Though Plato wrote about Atlantis in a book on history, some “clever” historians have argued that it is nevertheless not a real civilization, but an “idealized state”. And they assume they can get away with it, by adding the word “philosopher” in front of Plato’s name. Others, like historian Alan Cameron, state: “It is only in modern times that people have taken the Atlantis story seriously; no one did so in antiquity.” No, Mr. Cameron; this is simply not true. Though many Greeks were
indeed sceptical of the Atlantis story when they heard it for the first time, the story in its telling and context was Egyptian in origin, introduced to the Greeks by Plato, who recorded what he had learned from Solon, the man who had heard the story in Egypt. We could classify it as second-hand evidence or hearsay, but unlike today, the few enterprising sceptical Greeks actually went to Egypt to disprove Plato’s account. When they returned home, they confirmed that Plato had indeed written the truth: the Egyptians had an account that spoke of a lost civilization, known as Atlantis. They had seen the story written on the walls of the Egyptian temples themselves.

Whereas several scientists argue that Atlantis is an idealized state, a more common trend, in vogue in recent decades within the archaeological community, is to park Atlantis on the island of Thera/Santorini, an island just north of Crete. In the middle of the first millennium BC, the volcano that is Santorini had a violent eruption that destroyed some of the urban settlements on the island, like Akrotiri, though it had a far more nefarious effect on the Minoan civilization that reigned over the Mediterranean waters from Crete to the south.
               
In his Atlantis account, Plato wrote how “there occurred violent earthquakes and floods; and in a single day and night of misfortune all your warlike men in a body sank into the earth, and the island of Atlantis in like manner disappeared in the depths of the sea. For which reason the sea in those parts is impassable and impenetrable, because there is a shoal of mud in the way; and this was caused by the subsidence of the island.” It is the favourite passage from Plato that archaeologists and historians like to quote when it comes to the Thera=Atlantis solution, for of course Santorini was a sudden, violent event, which heralded the demise of the Minoan civilization. On the North coast of Crete, you can still see the various geological layers that testify of this event.

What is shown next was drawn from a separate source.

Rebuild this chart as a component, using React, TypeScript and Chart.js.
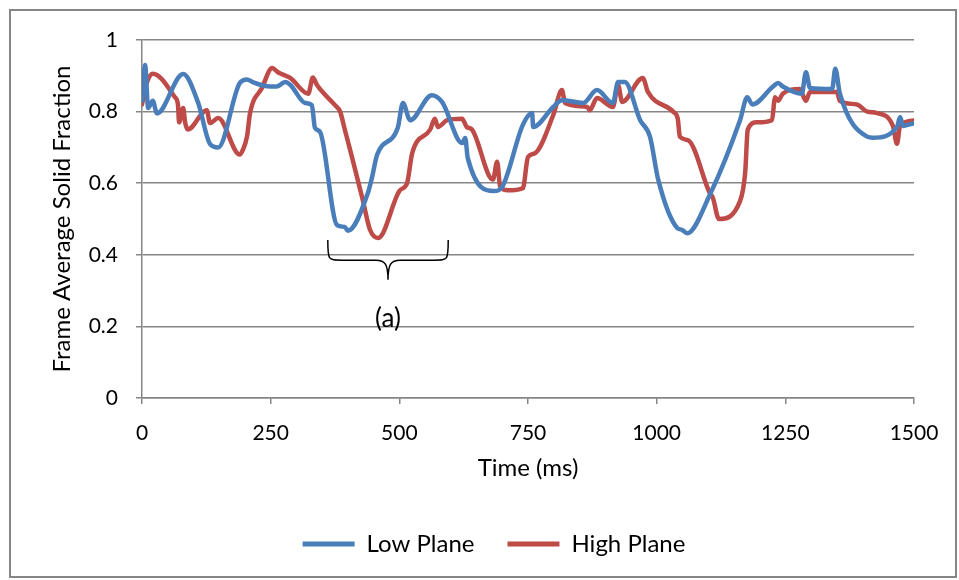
import React, { useEffect, useRef } from "react";
import { Chart, registerables } from "chart.js";

Chart.register(...registerables);

// ---- Data ----
const lowTimes = [0, 6, 12, 21, 29, 80, 109, 132, 148, 190, 204, 214, 249, 262, 278, 288, 317, 330, 336, 346, 379, 394, 400, 439, 447, 457, 497, 507, 521, 563, 583, 622, 628, 633, 684, 700, 740, 758, 760, 799, 816, 857, 884, 915, 925, 938, 968, 987, 1003, 1040, 1049, 1059, 1104, 1162, 1176, 1186, 1226, 1236, 1245, 1282, 1290, 1298, 1341, 1347, 1356, 1409, 1420, 1467, 1473, 1479, 1500];
const lowValues = [0.83, 0.93, 0.81, 0.83, 0.795, 0.905, 0.825, 0.71, 0.7, 0.88, 0.89, 0.883, 0.87, 0.87, 0.883, 0.875, 0.824, 0.818, 0.755, 0.743, 0.483, 0.478, 0.467, 0.573, 0.617, 0.68, 0.755, 0.824, 0.776, 0.846, 0.827, 0.712, 0.726, 0.67, 0.578, 0.59, 0.763, 0.796, 0.757, 0.813, 0.832, 0.824, 0.86, 0.824, 0.883, 0.883, 0.776, 0.73, 0.61, 0.475, 0.47, 0.46, 0.57, 0.776, 0.84, 0.82, 0.87, 0.88, 0.87, 0.85, 0.91, 0.866, 0.863, 0.92, 0.85, 0.73, 0.727, 0.757, 0.785, 0.76, 0.768];

const highTimes = [0, 10, 21, 64, 70, 72, 80, 84, 89, 126, 132, 148, 190, 196, 204, 210, 233, 253, 264, 288, 323, 332, 340, 375, 385, 394, 408, 429, 443, 459, 501, 515, 525, 560, 569, 575, 593, 622, 631, 641, 682, 690, 696, 711, 740, 750, 764, 799, 816, 822, 865, 870, 884, 915, 925, 933, 973, 983, 1032, 1041, 1045, 1061, 1104, 1109, 1121, 1162, 1172, 1177, 1195, 1224, 1230, 1236, 1245, 1278, 1290, 1298, 1350, 1356, 1389, 1409, 1428, 1459, 1467, 1473, 1500];
const highValues = [0.82, 0.883, 0.906, 0.84, 0.818, 0.77, 0.81, 0.768, 0.75, 0.804, 0.768, 0.782, 0.68, 0.693, 0.73, 0.796, 0.866, 0.922, 0.91, 0.894, 0.85, 0.895, 0.874, 0.818, 0.8, 0.75, 0.673, 0.553, 0.47, 0.447, 0.58, 0.6, 0.684, 0.75, 0.78, 0.757, 0.776, 0.78, 0.757, 0.75, 0.61, 0.66, 0.59, 0.58, 0.586, 0.673, 0.684, 0.79, 0.86, 0.824, 0.813, 0.804, 0.838, 0.813, 0.874, 0.827, 0.894, 0.855, 0.8, 0.78, 0.73, 0.72, 0.57, 0.56, 0.5, 0.55, 0.63, 0.75, 0.77, 0.776, 0.84, 0.83, 0.85, 0.863, 0.83, 0.855, 0.855, 0.83, 0.82, 0.8, 0.796, 0.76, 0.71, 0.76, 0.775];

const seriesNames = ["Low Plane", "High Plane"];
const xTitle = "Time (ms)";
const yTitle = "Frame Average Solid Fraction";
const annotationLabel = "(a)";
// brace annotation in data units: [startTime, endTime], [topValue, midValue, tipValue], label value
const braceTimes = [361, 595];
const braceValues = [0.441, 0.385, 0.33];
const labelValue = 0.223;

const BLUE = "#4A7EBB";
const RED = "#BE4B48";
const GRID = "#868686";
const FONT = "Lato, 'Open Sans', sans-serif";
const TICK_SIZE = 21;
const TITLE_SIZE = 24;

const toPoints = (xs: number[], ys: number[]) => xs.map((x, i) => ({ x, y: ys[i] }));

export default function App() {
  const ref = useRef<HTMLCanvasElement | null>(null);

  useEffect(() => {
    if (!ref.current) return;

    const frame = {
      id: "frame",
      beforeDraw(chart: any) {
        const { ctx, width, height } = chart;
        ctx.save();
        ctx.fillStyle = "#fff";
        ctx.fillRect(0, 0, width, height);
        ctx.strokeStyle = GRID;
        ctx.lineWidth = 2;
        ctx.strokeRect(10, 10, width - 13, height - 13);
        ctx.restore();
      },
    };

    const brace = {
      id: "brace",
      afterDatasetsDraw(chart: any) {
        const { ctx } = chart;
        const xs = chart.scales.x;
        const ys = chart.scales.y;
        const xl = xs.getPixelForValue(braceTimes[0]);
        const xr = xs.getPixelForValue(braceTimes[1]);
        const xc = (xl + xr) / 2;
        const yTop = ys.getPixelForValue(braceValues[0]);
        const yMid = ys.getPixelForValue(braceValues[1]);
        const yTip = ys.getPixelForValue(braceValues[2]);
        ctx.save();
        ctx.strokeStyle = "#000";
        ctx.lineWidth = 1.5;
        ctx.beginPath();
        ctx.moveTo(xl, yTop);
        ctx.bezierCurveTo(xl, yMid, xl, yMid, xl + 14, yMid);
        ctx.lineTo(xc - 12, yMid);
        ctx.bezierCurveTo(xc - 3, yMid, xc, yMid + 4, xc, yTip);
        ctx.moveTo(xr, yTop);
        ctx.bezierCurveTo(xr, yMid, xr, yMid, xr - 14, yMid);
        ctx.lineTo(xc + 12, yMid);
        ctx.bezierCurveTo(xc + 3, yMid, xc, yMid + 4, xc, yTip);
        ctx.stroke();
        ctx.fillStyle = "#000";
        ctx.font = `26px ${FONT}`;
        ctx.textAlign = "center";
        ctx.textBaseline = "middle";
        ctx.fillText(annotationLabel, xc, ys.getPixelForValue(labelValue));
        ctx.restore();
      },
    };

    const PAD_BOTTOM = 14;
    const PLOT_BOTTOM = 398;

    const lineStyle = {
      borderWidth: 4.5,
      pointRadius: 0,
      cubicInterpolationMode: "monotone",
      borderJoinStyle: "round",
      borderCapStyle: "round",
    };

    const chart = new Chart(ref.current, {
      type: "line",
      data: {
        datasets: [
          {
            label: seriesNames[0],
            data: toPoints(lowTimes, lowValues),
            borderColor: BLUE,
            backgroundColor: BLUE,
            ...lineStyle,
          },
          {
            label: seriesNames[1],
            data: toPoints(highTimes, highValues),
            borderColor: RED,
            backgroundColor: RED,
            ...lineStyle,
          },
        ],
      },
      options: {
        responsive: false,
        animation: false,
        events: [],
        layout: { padding: { left: 29, right: 0, top: 40, bottom: PAD_BOTTOM } },
        plugins: {
          tooltip: { enabled: false },
          legend: {
            position: "bottom",
            labels: {
              boxWidth: 52,
              boxHeight: 5,
              padding: 33,
              color: "#000",
              font: { family: FONT, size: TITLE_SIZE },
              generateLabels(chart: any) {
                const items = Chart.defaults.plugins.legend.labels.generateLabels(chart);
                return items.map((it: any) => ({ ...it, lineWidth: 0 }));
              },
            },
          },
        },
        scales: {
          x: {
            type: "linear",
            min: 0,
            max: 1500,
            ticks: {
              stepSize: 250,
              padding: 17,
              color: "#000",
              font: { family: FONT, size: TICK_SIZE },
              callback: (v: any) => String(v),
              maxRotation: 0,
            },
            grid: { drawOnChartArea: false, drawTicks: true, tickLength: 6, color: GRID, lineWidth: 1.5 },
            border: { display: true, color: GRID, width: 1.5 },
            title: {
              display: true,
              text: xTitle,
              color: "#000",
              font: { family: FONT, size: TITLE_SIZE },
              padding: { top: 0, bottom: 16 },
            },
            afterFit(s: any) {
              const lh = s.chart.legend ? s.chart.legend.height : 0;
              s.height = s.chart.height - PLOT_BOTTOM - lh - PAD_BOTTOM;
            },
          },
          y: {
            type: "linear",
            min: 0,
            max: 1,
            ticks: {
              stepSize: 0.2,
              padding: 18,
              color: "#000",
              font: { family: FONT, size: TICK_SIZE },
              callback: (v: any) => String(Number(Number(v).toFixed(2))),
            },
            grid: { drawOnChartArea: true, drawTicks: true, tickLength: 6, color: GRID, lineWidth: 1.5 },
            border: { display: true, color: GRID, width: 1.5 },
            title: {
              display: true,
              text: yTitle,
              color: "#000",
              font: { family: FONT, size: TITLE_SIZE },
              padding: { top: 18.6, bottom: 0 },
            },
            afterFit(s: any) {
              s.width = 142 - 29;
            },
          },
          yRight: {
            type: "linear",
            position: "right",
            display: true,
            ticks: { display: false },
            grid: { display: false },
            border: { display: false },
            afterFit(s: any) {
              s.width = 45;
            },
          },
        },
      },
      plugins: [frame, brace],
    } as any);

    return () => chart.destroy();
  }, []);

  return (
    <div style={{ position: "absolute", left: 0, top: 0, width: 959, height: 580 }}>
      <canvas ref={ref} width={959} height={580} style={{ width: 959, height: 580 }} />
    </div>
  );
}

But what about all the other evidence, related by Plato, which does not fit with Thera and the Minoan civilization as being Atlantis? First of all, its location. Plato describes it as outside of the Pillars of Hercules, which today is better known as Gibraltar, the rocky outcrop that defines the southern tip of Spain. Thera is located inside the Mediterranean Sea, not outside the Mediterranean Sea. What about age? The volcano erupted in ca. 1500 BC, while Atlantis was destroyed nine thousand years before Plato. But most importantly: what about size? Plato gives an extremely detailed description of the dimensions of the walls of Atlantis, making it clear that the island was several hundred miles wide and long, with the “walls” of Atlantis itself roughly two hundred miles from the sea itself. This size is simply impossible to fit either on Santorini as well as on the far larger island of Crete.

When we take the three ingredients together, it shows that Thera or Crete simply could not have been Atlantis. For Thera to work as Atlantis, a tremendous redux has to occur of all the information Plato offered about this civilization. This pick and mix approach is highly unscientific, but when it comes to explaining inconvenient legends like Atlantis away, the scientific approach is the first to be thrown out. The question is: how often are we going to see science – and television stations, the BBC chiefly amongst them – regurgitate this fallacy? Atlantis is not Crete.